- PROVIDED MATERIAL
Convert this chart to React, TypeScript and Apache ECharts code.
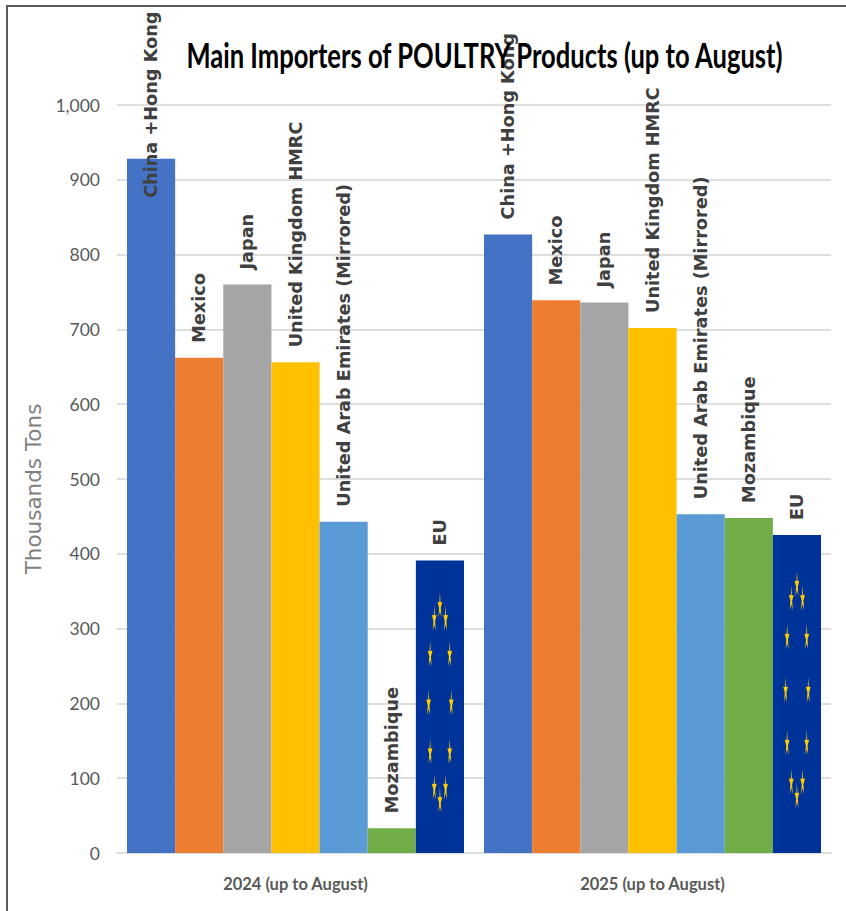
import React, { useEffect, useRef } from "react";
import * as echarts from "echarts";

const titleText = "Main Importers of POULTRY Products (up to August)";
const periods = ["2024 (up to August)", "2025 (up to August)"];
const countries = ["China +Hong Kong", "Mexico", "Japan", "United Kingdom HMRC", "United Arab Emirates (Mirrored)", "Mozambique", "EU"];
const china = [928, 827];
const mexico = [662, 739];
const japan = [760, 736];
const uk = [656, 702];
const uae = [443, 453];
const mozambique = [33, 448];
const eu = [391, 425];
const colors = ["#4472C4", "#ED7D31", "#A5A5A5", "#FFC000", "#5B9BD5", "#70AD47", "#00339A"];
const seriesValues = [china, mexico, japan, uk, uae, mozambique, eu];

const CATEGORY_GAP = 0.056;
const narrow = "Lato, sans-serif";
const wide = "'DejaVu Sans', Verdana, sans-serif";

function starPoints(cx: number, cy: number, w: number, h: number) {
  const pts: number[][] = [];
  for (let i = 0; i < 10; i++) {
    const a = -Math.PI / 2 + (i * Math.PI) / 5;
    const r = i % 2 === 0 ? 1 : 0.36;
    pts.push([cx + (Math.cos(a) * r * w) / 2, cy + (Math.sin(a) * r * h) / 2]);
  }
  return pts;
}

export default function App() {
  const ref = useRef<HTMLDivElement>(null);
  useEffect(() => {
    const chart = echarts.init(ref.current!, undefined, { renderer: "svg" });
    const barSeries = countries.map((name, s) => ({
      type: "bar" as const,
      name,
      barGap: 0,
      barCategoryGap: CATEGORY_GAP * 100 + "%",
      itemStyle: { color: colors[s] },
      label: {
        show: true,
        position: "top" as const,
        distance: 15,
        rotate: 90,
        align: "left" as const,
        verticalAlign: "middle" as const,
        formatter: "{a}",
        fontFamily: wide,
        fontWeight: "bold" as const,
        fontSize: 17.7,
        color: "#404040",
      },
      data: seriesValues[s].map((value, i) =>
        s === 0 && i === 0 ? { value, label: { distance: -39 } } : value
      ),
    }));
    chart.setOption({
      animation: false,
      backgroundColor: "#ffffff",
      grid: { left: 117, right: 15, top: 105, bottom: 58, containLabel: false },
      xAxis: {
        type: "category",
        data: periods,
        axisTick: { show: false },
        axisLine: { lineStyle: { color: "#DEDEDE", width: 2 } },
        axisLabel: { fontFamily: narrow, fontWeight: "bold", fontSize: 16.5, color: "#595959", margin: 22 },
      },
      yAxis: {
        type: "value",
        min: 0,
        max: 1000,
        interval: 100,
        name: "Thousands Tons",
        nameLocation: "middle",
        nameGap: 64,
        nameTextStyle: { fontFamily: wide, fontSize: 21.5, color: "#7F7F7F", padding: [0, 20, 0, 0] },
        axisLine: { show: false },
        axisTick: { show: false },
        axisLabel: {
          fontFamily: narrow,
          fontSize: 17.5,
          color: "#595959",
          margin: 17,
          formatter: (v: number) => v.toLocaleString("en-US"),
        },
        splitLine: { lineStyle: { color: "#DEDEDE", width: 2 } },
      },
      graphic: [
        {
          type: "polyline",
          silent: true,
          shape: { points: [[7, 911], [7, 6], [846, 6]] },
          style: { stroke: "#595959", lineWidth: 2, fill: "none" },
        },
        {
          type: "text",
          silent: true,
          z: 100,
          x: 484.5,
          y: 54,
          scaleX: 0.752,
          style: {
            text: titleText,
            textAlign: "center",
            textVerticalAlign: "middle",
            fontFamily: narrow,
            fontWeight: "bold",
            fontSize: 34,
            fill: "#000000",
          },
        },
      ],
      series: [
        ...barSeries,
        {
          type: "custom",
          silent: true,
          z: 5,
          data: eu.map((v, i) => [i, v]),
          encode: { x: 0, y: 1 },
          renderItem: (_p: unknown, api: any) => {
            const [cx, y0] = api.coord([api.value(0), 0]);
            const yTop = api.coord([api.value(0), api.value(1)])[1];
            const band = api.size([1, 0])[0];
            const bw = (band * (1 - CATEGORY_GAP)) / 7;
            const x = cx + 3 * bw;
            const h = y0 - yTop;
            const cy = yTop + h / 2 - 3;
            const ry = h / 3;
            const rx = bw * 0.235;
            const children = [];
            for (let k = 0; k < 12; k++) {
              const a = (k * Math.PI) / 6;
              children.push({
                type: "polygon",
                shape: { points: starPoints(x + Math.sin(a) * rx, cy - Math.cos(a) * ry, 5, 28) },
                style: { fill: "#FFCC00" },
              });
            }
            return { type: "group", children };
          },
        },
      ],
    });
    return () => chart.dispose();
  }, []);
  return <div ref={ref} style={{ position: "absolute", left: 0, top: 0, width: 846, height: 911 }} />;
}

- THE PROBLEM
Reproduce the data above word for word from its first line through the line that holds "import * as", both ends included; skip pictures.

- SOLUTION FOR THIS PROBLEM
Convert this chart to React, TypeScript and Apache ECharts code.
import React, { useEffect, useRef } from "react";
import * as echarts from "echarts";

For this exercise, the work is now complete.